At the time of purchase, a certified marine surveyor was hired to perform a survey on the vessel. To Mr. Riggs surprise, the hull identification number the surveyor verified was not the same as the hull identification number on the Florida title. The last four digits on the hull number engraved in the transom were D000 and the last four digits listed on the title were E000.
Having a background in the purchase and resale of Harley Davidson’s, the motorcycle of choice for thieves and chop shops, Mr. Riggs was immediately concerned about the hull number discrepancy, as this may have been a sign of possible fraud. He immediately alerted Maritime Finance and the Documentation Company of the situation. Initially, it was thought that there was a typographical error in the hull number on the first Florida title that was submitted to the Coast Guard. In order to investigate this possibility, it was necessary to go all the way back in the chain of ownership and verify the hull number with the builder, Wellcraft.

Wellcraft keeps excellent records and was extremely helpful in solving this problem. A hull tracing was performed and submitted to the factory for research purposes. It turns out that at the time the vessel was built the hull number with D000 was imprinted in the transom and the hull number with E000 was entered incorrectly into the computer which caused the original Builder’s Certificate and MSO to be printed with the wrong hull number.

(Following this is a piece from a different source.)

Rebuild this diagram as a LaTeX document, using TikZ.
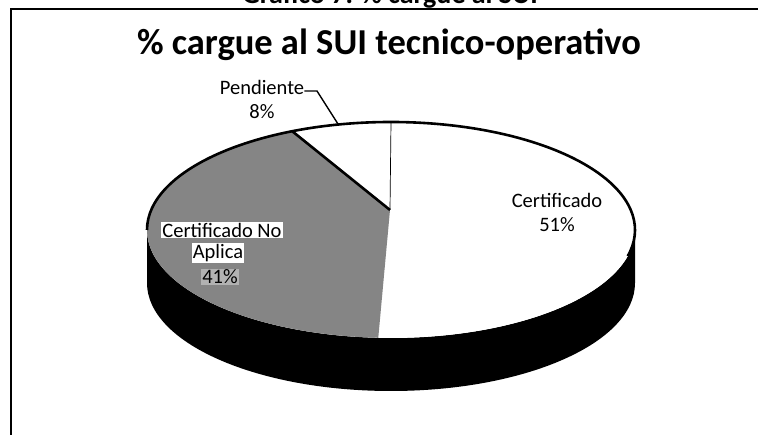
\documentclass[tikz,border=0pt]{standalone}
\usepackage{fontspec}
\setmainfont{Carlito}
\begin{document}
\begin{tikzpicture}[x=1pt,y=1pt,
  lbl/.style={font=\fontsize{20.5}{24}\selectfont, align=center, inner sep=0pt},
  lblbox/.style={lbl, fill=white, inner sep=1pt},
  frameline/.style={line width=2pt, black},
  rim/.style={line width=2.6pt, black},
  leader/.style={line width=1.4pt, black},
  grayslice/.style={fill=black!48},
  whiteslice/.style={fill=white}]
\useasboundingbox (0,0) rectangle (758,435);
\clip (0,0) rectangle (758,435);
% caption cut off at top
\node[font=\bfseries\fontsize{28}{30}\selectfont, anchor=base, inner sep=0pt] (caption) at (390,431) {Gráfico 7. \% cargue al SUI};
% frame
\draw[frameline] (758,426) -- (11,426) -- (11,0);
% title
\node[font=\bfseries\fontsize{36.5}{40}\selectfont, inner sep=0pt] (title) at (389,390) {\% cargue al SUI tecnico-operativo};
% pie geometry
\coordinate (P) at (390,225);
\coordinate (topP) at (391,313);
\coordinate (pendP) at (292.2,303.8);
% side wall
\fill[black] (147,205) arc[start angle=180,end angle=360,x radius=244,y radius=108]
  -- (635,152) arc[start angle=0,end angle=-180,x radius=244,y radius=108] -- cycle;
% slices
\fill[whiteslice] (P) -- (topP) arc[start angle=90,end angle=-93,x radius=244,y radius=108] -- cycle;
\fill[whiteslice] (P) -- (topP) arc[start angle=90,end angle=113.9,x radius=244,y radius=108] -- cycle;
\fill[grayslice] (P) -- (pendP) arc[start angle=113.9,end angle=267,x radius=244,y radius=108] -- cycle;
% rim outline
\draw[rim] (147,205) arc[start angle=180,end angle=-14,x radius=244,y radius=108];
\draw[rim] (pendP) -- (P);
\draw[line width=0.7pt] (topP) -- (P);
% labels
\node[lbl] (lPend) at (262,336) {Pendiente\\8\%};
\node[lbl] (lCert) at (557,222.5) {Certificado\\51\%};
\node[lblbox] (lNo1) at (222,205) {Certificado No};
\node[lblbox] (lNo2) at (218,182) {Aplica};
\node[lblbox, fill=white!70!black] (lNo3) at (220,158) {41\%};
% leader for Pendiente
\coordinate (pendEdge) at (338,311);
\coordinate (pendBend) at (317,344);
\draw[leader] (pendEdge) -- (pendBend) -- (lPend.east |- pendBend);
\end{tikzpicture}
\end{document}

Once the mistake had been investigated, Wellcraft issued the paperwork as required by the US Coast Guard to correct the hull number on the ownership document to match the hull number engraved on the hull. The hull number on this vessel was incorrect from the time of production and remained undetected for over four years, through three owners and two dealerships! The moral to the story: Always obtain a pencil tracing or digital photo of the hull identification number on both NEW and USED vessels, prior to purchase.
Our special thanks to Robert Riggs, current Maritime customer, for his willingness to share his story with our readers.